"""

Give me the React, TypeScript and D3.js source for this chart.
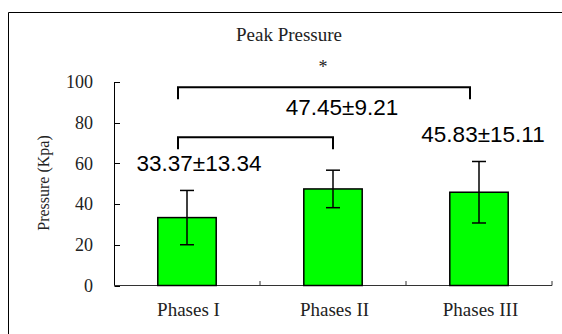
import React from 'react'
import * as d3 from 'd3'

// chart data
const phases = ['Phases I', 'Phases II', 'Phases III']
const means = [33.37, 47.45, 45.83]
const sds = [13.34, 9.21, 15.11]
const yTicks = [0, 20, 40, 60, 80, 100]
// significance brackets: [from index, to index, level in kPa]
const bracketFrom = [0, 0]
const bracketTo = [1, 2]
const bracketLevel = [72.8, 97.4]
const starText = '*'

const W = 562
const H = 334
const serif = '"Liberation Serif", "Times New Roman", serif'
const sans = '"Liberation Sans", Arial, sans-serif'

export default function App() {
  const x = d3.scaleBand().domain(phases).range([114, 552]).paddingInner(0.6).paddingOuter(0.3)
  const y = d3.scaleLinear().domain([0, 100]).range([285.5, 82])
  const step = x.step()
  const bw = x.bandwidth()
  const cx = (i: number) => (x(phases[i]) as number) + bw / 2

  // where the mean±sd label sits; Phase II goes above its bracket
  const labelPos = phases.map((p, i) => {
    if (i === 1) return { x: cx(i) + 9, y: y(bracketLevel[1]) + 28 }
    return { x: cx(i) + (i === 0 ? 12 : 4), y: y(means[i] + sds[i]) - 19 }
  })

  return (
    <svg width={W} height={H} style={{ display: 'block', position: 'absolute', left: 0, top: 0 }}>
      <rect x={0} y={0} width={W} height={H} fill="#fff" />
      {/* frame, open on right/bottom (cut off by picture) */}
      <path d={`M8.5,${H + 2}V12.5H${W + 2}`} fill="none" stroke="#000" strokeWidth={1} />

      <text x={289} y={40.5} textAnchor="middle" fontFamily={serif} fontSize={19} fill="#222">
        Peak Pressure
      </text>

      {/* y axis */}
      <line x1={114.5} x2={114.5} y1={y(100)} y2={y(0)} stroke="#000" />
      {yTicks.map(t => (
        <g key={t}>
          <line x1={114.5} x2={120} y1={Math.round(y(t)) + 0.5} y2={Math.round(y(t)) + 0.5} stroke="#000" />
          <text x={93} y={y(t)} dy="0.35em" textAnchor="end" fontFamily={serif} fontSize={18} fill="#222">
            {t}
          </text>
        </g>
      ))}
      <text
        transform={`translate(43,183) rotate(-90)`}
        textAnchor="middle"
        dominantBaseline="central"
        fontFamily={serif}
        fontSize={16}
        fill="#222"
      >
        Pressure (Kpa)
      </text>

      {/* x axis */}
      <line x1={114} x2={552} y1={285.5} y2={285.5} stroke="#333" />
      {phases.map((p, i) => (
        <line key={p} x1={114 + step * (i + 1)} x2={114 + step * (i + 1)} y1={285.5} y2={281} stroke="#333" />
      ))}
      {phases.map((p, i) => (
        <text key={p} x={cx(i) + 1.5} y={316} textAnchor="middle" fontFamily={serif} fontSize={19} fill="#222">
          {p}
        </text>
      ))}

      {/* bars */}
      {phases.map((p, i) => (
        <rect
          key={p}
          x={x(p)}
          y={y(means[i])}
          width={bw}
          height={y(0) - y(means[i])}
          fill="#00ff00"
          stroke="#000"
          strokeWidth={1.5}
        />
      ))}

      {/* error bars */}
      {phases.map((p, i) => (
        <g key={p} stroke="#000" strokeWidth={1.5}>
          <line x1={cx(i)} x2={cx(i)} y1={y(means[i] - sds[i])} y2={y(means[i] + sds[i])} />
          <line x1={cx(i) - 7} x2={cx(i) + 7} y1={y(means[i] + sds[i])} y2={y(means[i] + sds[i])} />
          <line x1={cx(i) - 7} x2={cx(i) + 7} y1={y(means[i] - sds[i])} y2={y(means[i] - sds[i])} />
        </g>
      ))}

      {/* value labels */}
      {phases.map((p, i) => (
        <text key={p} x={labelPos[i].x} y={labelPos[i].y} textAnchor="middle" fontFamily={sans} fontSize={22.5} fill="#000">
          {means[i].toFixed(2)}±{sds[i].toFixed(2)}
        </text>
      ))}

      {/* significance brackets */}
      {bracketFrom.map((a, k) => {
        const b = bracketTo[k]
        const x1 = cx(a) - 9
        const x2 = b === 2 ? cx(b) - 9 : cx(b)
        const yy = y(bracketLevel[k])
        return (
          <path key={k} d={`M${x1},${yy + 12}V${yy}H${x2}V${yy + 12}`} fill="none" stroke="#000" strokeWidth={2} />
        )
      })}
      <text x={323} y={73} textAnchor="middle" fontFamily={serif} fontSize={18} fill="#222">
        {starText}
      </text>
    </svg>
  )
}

"""

◆ **Task details**
Would you set down the listing exactly, omitting pictures?

◆ **Full answer**
Give me the React, TypeScript and D3.js source for this chart.
import React from 'react'
import * as d3 from 'd3'

// chart data
const phases = ['Phases I', 'Phases II', 'Phases III']
const means = [33.37, 47.45, 45.83]
const sds = [13.34, 9.21, 15.11]
const yTicks = [0, 20, 40, 60, 80, 100]
// significance brackets: [from index, to index, level in kPa]
const bracketFrom = [0, 0]
const bracketTo = [1, 2]
const bracketLevel = [72.8, 97.4]
const starText = '*'

const W = 562
const H = 334
const serif = '"Liberation Serif", "Times New Roman", serif'
const sans = '"Liberation Sans", Arial, sans-serif'

export default function App() {
  const x = d3.scaleBand().domain(phases).range([114, 552]).paddingInner(0.6).paddingOuter(0.3)
  const y = d3.scaleLinear().domain([0, 100]).range([285.5, 82])
  const step = x.step()
  const bw = x.bandwidth()
  const cx = (i: number) => (x(phases[i]) as number) + bw / 2

  // where the mean±sd label sits; Phase II goes above its bracket
  const labelPos = phases.map((p, i) => {
    if (i === 1) return { x: cx(i) + 9, y: y(bracketLevel[1]) + 28 }
    return { x: cx(i) + (i === 0 ? 12 : 4), y: y(means[i] + sds[i]) - 19 }
  })

  return (
    <svg width={W} height={H} style={{ display: 'block', position: 'absolute', left: 0, top: 0 }}>
      <rect x={0} y={0} width={W} height={H} fill="#fff" />
      {/* frame, open on right/bottom (cut off by picture) */}
      <path d={`M8.5,${H + 2}V12.5H${W + 2}`} fill="none" stroke="#000" strokeWidth={1} />

      <text x={289} y={40.5} textAnchor="middle" fontFamily={serif} fontSize={19} fill="#222">
        Peak Pressure
      </text>

      {/* y axis */}
      <line x1={114.5} x2={114.5} y1={y(100)} y2={y(0)} stroke="#000" />
      {yTicks.map(t => (
        <g key={t}>
          <line x1={114.5} x2={120} y1={Math.round(y(t)) + 0.5} y2={Math.round(y(t)) + 0.5} stroke="#000" />
          <text x={93} y={y(t)} dy="0.35em" textAnchor="end" fontFamily={serif} fontSize={18} fill="#222">
            {t}
          </text>
        </g>
      ))}
      <text
        transform={`translate(43,183) rotate(-90)`}
        textAnchor="middle"
        dominantBaseline="central"
        fontFamily={serif}
        fontSize={16}
        fill="#222"
      >
        Pressure (Kpa)
      </text>

      {/* x axis */}
      <line x1={114} x2={552} y1={285.5} y2={285.5} stroke="#333" />
      {phases.map((p, i) => (
        <line key={p} x1={114 + step * (i + 1)} x2={114 + step * (i + 1)} y1={285.5} y2={281} stroke="#333" />
      ))}
      {phases.map((p, i) => (
        <text key={p} x={cx(i) + 1.5} y={316} textAnchor="middle" fontFamily={serif} fontSize={19} fill="#222">
          {p}
        </text>
      ))}

      {/* bars */}
      {phases.map((p, i) => (
        <rect
          key={p}
          x={x(p)}
          y={y(means[i])}
          width={bw}
          height={y(0) - y(means[i])}
          fill="#00ff00"
          stroke="#000"
          strokeWidth={1.5}
        />
      ))}

      {/* error bars */}
      {phases.map((p, i) => (
        <g key={p} stroke="#000" strokeWidth={1.5}>
          <line x1={cx(i)} x2={cx(i)} y1={y(means[i] - sds[i])} y2={y(means[i] + sds[i])} />
          <line x1={cx(i) - 7} x2={cx(i) + 7} y1={y(means[i] + sds[i])} y2={y(means[i] + sds[i])} />
          <line x1={cx(i) - 7} x2={cx(i) + 7} y1={y(means[i] - sds[i])} y2={y(means[i] - sds[i])} />
        </g>
      ))}

      {/* value labels */}
      {phases.map((p, i) => (
        <text key={p} x={labelPos[i].x} y={labelPos[i].y} textAnchor="middle" fontFamily={sans} fontSize={22.5} fill="#000">
          {means[i].toFixed(2)}±{sds[i].toFixed(2)}
        </text>
      ))}

      {/* significance brackets */}
      {bracketFrom.map((a, k) => {
        const b = bracketTo[k]
        const x1 = cx(a) - 9
        const x2 = b === 2 ? cx(b) - 9 : cx(b)
        const yy = y(bracketLevel[k])
        return (
          <path key={k} d={`M${x1},${yy + 12}V${yy}H${x2}V${yy + 12}`} fill="none" stroke="#000" strokeWidth={2} />
        )
      })}
      <text x={323} y={73} textAnchor="middle" fontFamily={serif} fontSize={18} fill="#222">
        {starText}
      </text>
    </svg>
  )
}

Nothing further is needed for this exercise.